Discovered near Beit Hilkia in south-central Israel was a small Neolithic figurine in the shape of a full-figured woman that is identified with the Neolithic Yarmukian culture of prehistoric Israel. The figurine, possibly used for cultic purposes, has archaeologist reconsidering the nature of the cultures that lived in prehistoric Israel 8,000 years ago. This discovery was found during a salvage excavation led by archaeologists Edwin van den Brink and Yitzhak Mermelstein before the installation of a new pipeline.
During an excavation at Hippos-Sussita on the eastern shore of the Sea of Galilee in Israel, archaeologists discovered a large bronze mask of Pan. Pan is known as the God of mountain wilds, shepherds and flocks. Since most of the known masks from the Hellenistic and Roman periods are miniature, the size of this bronze mask makes it incredibly rare. Dr. Michael Eisenberg believes the reason the mask was found so far outside of the city-limits is due to a Pan altar on the main road to the city.
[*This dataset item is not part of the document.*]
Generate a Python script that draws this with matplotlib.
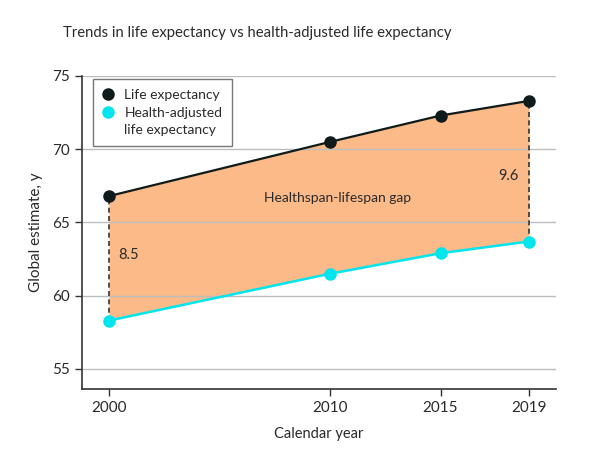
import matplotlib
matplotlib.use("Agg")
import matplotlib.pyplot as plt
from matplotlib.lines import Line2D

plt.rcParams['font.family'] = ['Lato', 'DejaVu Sans']

years = [2000, 2010, 2015, 2019]
life_expectancy = [66.8, 70.5, 72.3, 73.3]
health_adjusted = [58.3, 61.5, 62.9, 63.7]
yticks = [55, 60, 65, 70, 75]
xticks = [2000, 2010, 2015, 2019]
gap_2000 = "8.5"
gap_2019 = "9.6"

text_col = "#2a2a2a"
fill_col = "#FBBA87"
le_col = "#0f1a1a"
hale_col = "#00E5EE"

fig = plt.figure(figsize=(6.01, 4.57), dpi=100)
ax = fig.add_axes([0.1364, 0.1488, 0.925 - 0.1364, 0.8337 - 0.1488])

ax.fill_between(years, health_adjusted, life_expectancy, color=fill_col, zorder=1, linewidth=0)
for y in yticks:
    ax.axhline(y, color="#bdbdbd", lw=1.0, zorder=2)

ax.vlines([years[0], years[-1]], [health_adjusted[0], health_adjusted[-1]],
          [life_expectancy[0], life_expectancy[-1]], colors="#333333",
          linestyles=(0, (3, 2)), lw=1.2, zorder=3)

ax.plot(years, life_expectancy, color=le_col, lw=1.6, marker="o", ms=8, zorder=5)
ax.plot(years, health_adjusted, color=hale_col, lw=1.8, marker="o", ms=8, zorder=5)

ax.text(2000.4, 62.8, gap_2000, fontsize=10.5, color=text_col, ha="left", va="center")
ax.text(2018.55, 68.2, gap_2019, fontsize=10.5, color=text_col, ha="right", va="center")
ax.text(2010.36, 66.7, "Healthspan-lifespan gap", fontsize=10, color=text_col,
        ha="center", va="center")

ax.set_xlim(1998.78, 2020.22)
ax.set_ylim(53.63, 75)
ax.set_xticks(xticks)
ax.set_yticks(yticks)
ax.tick_params(axis="both", labelsize=11, colors="#333333", labelcolor=text_col,
               length=5, width=1, pad=4)
for s in ["top", "right"]:
    ax.spines[s].set_visible(False)
for s in ["left", "bottom"]:
    ax.spines[s].set_color("#333333")
    ax.spines[s].set_linewidth(1.2)

ax.set_xlabel("Calendar year", fontsize=10.5, color=text_col, labelpad=8)
ax.set_ylabel("Global estimate, y", fontsize=11, color=text_col, labelpad=6)

handles = [
    Line2D([], [], ls="none", marker="o", ms=8, color=le_col),
    Line2D([], [], ls="none", marker="o", ms=8, color=hale_col),
    Line2D([], [], ls="none", marker="none"),
]
labels = ["Life expectancy", "Health-adjusted", "life expectancy"]
leg = ax.legend(handles, labels, loc="upper left", bbox_to_anchor=(0.023, 0.99),
                frameon=True, fancybox=False, fontsize=10, handlelength=0.8,
                handletextpad=0.75, borderpad=0.72, labelspacing=0.4,
                edgecolor="#555555", borderaxespad=0)
leg.get_frame().set_linewidth(1.0)
for t in leg.get_texts():
    t.set_color(text_col)

fig.text(63 / 601, 1 - 33 / 457, "Trends in life expectancy vs health-adjusted life expectancy",
         fontsize=10.7, color=text_col, ha="left", va="center")

fig.savefig("out.png", dpi=100, facecolor="white")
Pan was not only worshipped inside the city temples but in caves and nature as well.
Archaeologists working at the Tel ‘Eton site, located between the Shephelah and Hebron hill country in Israel, have possibly discovered an important Judahite administrative center used during the Iron Age. Director of the Tel ‘Eton Excavations, Avraham Faust, claims the center was excavated almost in its entirety and is made up of a large courtyard with rooms on three sides. Archaeologists believe the structure was home to the Judahite governor in charge of administrative affairs within the region.
Excavations at Tell es-Safi in central Israel unearthed the remains of the monumental city gate and fortifications of Iron Age Gath. In the Bible, Gath is known as one of the five Philistine cities established in Canaan, as well as, the home of the giant Goliath. Director of the excavations, Professor Aren Maeir, began an investigation into the lower city of Tell es-Safi to see if Gath had been fortified in the Iron Age. Maeir’s discoveries show that although Philistines are often viewed as enemies of the Israelites, they were also close neighbors.